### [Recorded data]
○ ○ ○ ○
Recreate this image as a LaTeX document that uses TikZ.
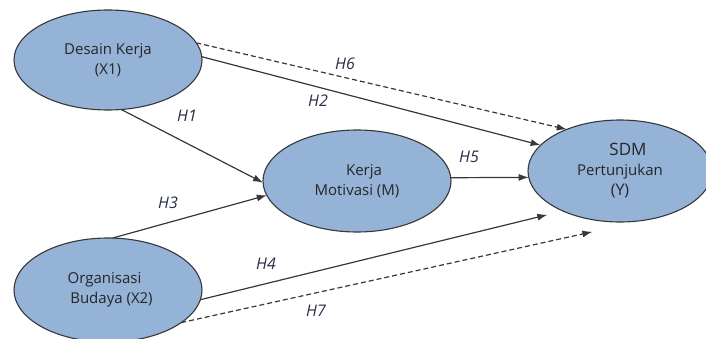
\documentclass[tikz,border=0pt]{standalone}
\usepackage{fontspec}
\setmainfont{Open Sans}
\usetikzlibrary{shapes.geometric,arrows.meta}
\definecolor{varfill}{RGB}{149,179,215}
\definecolor{varline}{RGB}{55,55,60}
\definecolor{hypcol}{RGB}{40,45,70}
\begin{document}
\begin{tikzpicture}[x=1pt,y=-1pt,
    var/.style={ellipse,draw=varline,line width=1.1pt,fill=varfill,inner sep=0pt,outer sep=0pt,
      align=center,text=black!85,font=\fontsize{15}{20}\selectfont},
    link/.style={draw=varline,line width=1.2pt,-{Latex[length=10pt,width=7pt]}},
    dlink/.style={link,dash pattern=on 5pt off 3pt},
    hyp/.style={font=\fontsize{16}{16}\selectfont\itshape,text=hypcol}]
      \path [use as bounding box,clip] (0,0) rectangle (706,339);
      % variables
      \node [var,minimum width=188pt,minimum height=100pt] (X1) at (108,60) {Desain Kerja\\(X1)};
      \node [var,minimum width=188pt,minimum height=102pt] (M) at (357,181) {\hspace*{14pt}Kerja\\Motivasi (M)};
      \node [var,minimum width=188pt,minimum height=104pt] (X2) at (108,290) {Organisasi\hspace*{7pt}\\\hspace*{7pt}Budaya (X2)};
      \node [var,minimum width=184pt,minimum height=102pt] (Y) at (620,171)
        {\hspace*{16pt}{\fontsize{17}{20}\selectfont SDM}\\Pertunjukan\\{\fontsize{16}{20}\selectfont (Y)}};
      % hypotheses
      \draw [link] (X1.-75) -- (M.181);
      \draw [link] (X1.2) -- (Y.162);
      \draw [dlink] (X1.11) -- (Y.142);
      \draw [link] (X2.85) -- (M.189);
      \draw [link] (M.2) -- (Y.184);
      \draw [link,shorten >=16pt] (X2.-6) -- (Y.215);
      \draw [dlink,shorten >=56pt] (X2.-24) -- (Y.-61);
      \node [hyp] (h1) at (187,116) {H1};
      \node [hyp] (h2) at (318,101) {H2};
      \node [hyp] (h3) at (168,203) {H3};
      \node [hyp] (h4) at (266,264) {H4};
      \node [hyp] (h5) at (469,157) {H5};
      \node [hyp] (h6) at (345,64) {H6};
      \node [hyp] (h7) at (316,311) {H7};
    \end{tikzpicture}
\end{document}
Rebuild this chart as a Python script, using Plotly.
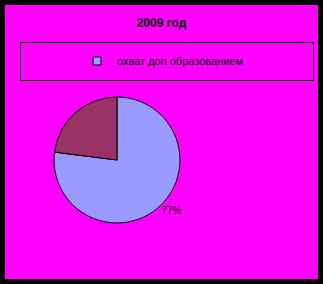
import plotly.graph_objects as go

title_text = "2009 год"
categories = ["охват доп образованием", "не охвачены"]
values = [77, 23]
slice_labels = ["77%", ""]
colors = ["#9999FF", "#993366"]

W, H = 323, 284

fig = go.Figure()

fig.add_trace(go.Pie(
    labels=categories,
    values=values,
    sort=False,
    direction="clockwise",
    rotation=0,
    marker=dict(colors=colors, line=dict(color="black", width=1)),
    text=slice_labels,
    textinfo="text",
    textposition="outside",
    outsidetextfont=dict(family="Liberation Sans, Arial", size=10, color="#000000"),
    domain=dict(x=[54 / W, 180 / W], y=[(H - 224) / H, (H - 96) / H]),
    showlegend=False,
    hoverinfo="label+percent",
))

# legend entry for the first category only
fig.add_trace(go.Scatter(
    x=[None], y=[None], mode="markers",
    name=categories[0],
    marker=dict(symbol="square", size=8, color=colors[0],
                line=dict(color="black", width=1)),
    showlegend=True,
))

fig.update_layout(
    width=W, height=H,
    margin=dict(l=0, r=0, t=0, b=0),
    paper_bgcolor="#FF00FF",
    plot_bgcolor="#FF00FF",
    xaxis=dict(visible=False),
    yaxis=dict(visible=False),
    title=dict(text="<b>" + title_text + "</b>", x=0.5, xanchor="center",
               y=1 - 23 / H, yanchor="middle",
               font=dict(family="Liberation Sans, Arial", size=12, color="black")),
    legend=dict(x=163 / W, xanchor="center", y=1 - 61 / H, yanchor="middle",
                bgcolor="rgba(0,0,0,0)", borderwidth=0,
                font=dict(family="Liberation Sans, Arial", size=11, color="black"),
                itemwidth=30),
    shapes=[
        dict(type="rect", xref="paper", yref="paper", x0=0, x1=1, y0=0, y1=1,
             line=dict(color="black", width=10), fillcolor="rgba(0,0,0,0)"),
        dict(type="rect", xref="paper", yref="paper",
             x0=20.5 / W, x1=313.5 / W, y0=1 - 80.5 / H, y1=1 - 42.5 / H,
             line=dict(color="black", width=1), fillcolor="rgba(0,0,0,0)"),
    ],
)

fig.write_html("out.html")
○ ○ ○ ○
### [TASK]
Do not include images; quote all of the entries above exactly.

### [ANSWER TO THIS PROBLEM]
Recreate this image as a LaTeX document that uses TikZ.
\documentclass[tikz,border=0pt]{standalone}
\usepackage{fontspec}
\setmainfont{Open Sans}
\usetikzlibrary{shapes.geometric,arrows.meta}
\definecolor{varfill}{RGB}{149,179,215}
\definecolor{varline}{RGB}{55,55,60}
\definecolor{hypcol}{RGB}{40,45,70}
\begin{document}
\begin{tikzpicture}[x=1pt,y=-1pt,
    var/.style={ellipse,draw=varline,line width=1.1pt,fill=varfill,inner sep=0pt,outer sep=0pt,
      align=center,text=black!85,font=\fontsize{15}{20}\selectfont},
    link/.style={draw=varline,line width=1.2pt,-{Latex[length=10pt,width=7pt]}},
    dlink/.style={link,dash pattern=on 5pt off 3pt},
    hyp/.style={font=\fontsize{16}{16}\selectfont\itshape,text=hypcol}]
      \path [use as bounding box,clip] (0,0) rectangle (706,339);
      % variables
      \node [var,minimum width=188pt,minimum height=100pt] (X1) at (108,60) {Desain Kerja\\(X1)};
      \node [var,minimum width=188pt,minimum height=102pt] (M) at (357,181) {\hspace*{14pt}Kerja\\Motivasi (M)};
      \node [var,minimum width=188pt,minimum height=104pt] (X2) at (108,290) {Organisasi\hspace*{7pt}\\\hspace*{7pt}Budaya (X2)};
      \node [var,minimum width=184pt,minimum height=102pt] (Y) at (620,171)
        {\hspace*{16pt}{\fontsize{17}{20}\selectfont SDM}\\Pertunjukan\\{\fontsize{16}{20}\selectfont (Y)}};
      % hypotheses
      \draw [link] (X1.-75) -- (M.181);
      \draw [link] (X1.2) -- (Y.162);
      \draw [dlink] (X1.11) -- (Y.142);
      \draw [link] (X2.85) -- (M.189);
      \draw [link] (M.2) -- (Y.184);
      \draw [link,shorten >=16pt] (X2.-6) -- (Y.215);
      \draw [dlink,shorten >=56pt] (X2.-24) -- (Y.-61);
      \node [hyp] (h1) at (187,116) {H1};
      \node [hyp] (h2) at (318,101) {H2};
      \node [hyp] (h3) at (168,203) {H3};
      \node [hyp] (h4) at (266,264) {H4};
      \node [hyp] (h5) at (469,157) {H5};
      \node [hyp] (h6) at (345,64) {H6};
      \node [hyp] (h7) at (316,311) {H7};
    \end{tikzpicture}
\end{document}
Rebuild this chart as a Python script, using Plotly.
import plotly.graph_objects as go

title_text = "2009 год"
categories = ["охват доп образованием", "не охвачены"]
values = [77, 23]
slice_labels = ["77%", ""]
colors = ["#9999FF", "#993366"]

W, H = 323, 284

fig = go.Figure()

fig.add_trace(go.Pie(
    labels=categories,
    values=values,
    sort=False,
    direction="clockwise",
    rotation=0,
    marker=dict(colors=colors, line=dict(color="black", width=1)),
    text=slice_labels,
    textinfo="text",
    textposition="outside",
    outsidetextfont=dict(family="Liberation Sans, Arial", size=10, color="#000000"),
    domain=dict(x=[54 / W, 180 / W], y=[(H - 224) / H, (H - 96) / H]),
    showlegend=False,
    hoverinfo="label+percent",
))

# legend entry for the first category only
fig.add_trace(go.Scatter(
    x=[None], y=[None], mode="markers",
    name=categories[0],
    marker=dict(symbol="square", size=8, color=colors[0],
                line=dict(color="black", width=1)),
    showlegend=True,
))

fig.update_layout(
    width=W, height=H,
    margin=dict(l=0, r=0, t=0, b=0),
    paper_bgcolor="#FF00FF",
    plot_bgcolor="#FF00FF",
    xaxis=dict(visible=False),
    yaxis=dict(visible=False),
    title=dict(text="<b>" + title_text + "</b>", x=0.5, xanchor="center",
               y=1 - 23 / H, yanchor="middle",
               font=dict(family="Liberation Sans, Arial", size=12, color="black")),
    legend=dict(x=163 / W, xanchor="center", y=1 - 61 / H, yanchor="middle",
                bgcolor="rgba(0,0,0,0)", borderwidth=0,
                font=dict(family="Liberation Sans, Arial", size=11, color="black"),
                itemwidth=30),
    shapes=[
        dict(type="rect", xref="paper", yref="paper", x0=0, x1=1, y0=0, y1=1,
             line=dict(color="black", width=10), fillcolor="rgba(0,0,0,0)"),
        dict(type="rect", xref="paper", yref="paper",
             x0=20.5 / W, x1=313.5 / W, y0=1 - 80.5 / H, y1=1 - 42.5 / H,
             line=dict(color="black", width=1), fillcolor="rgba(0,0,0,0)"),
    ],
)

fig.write_html("out.html")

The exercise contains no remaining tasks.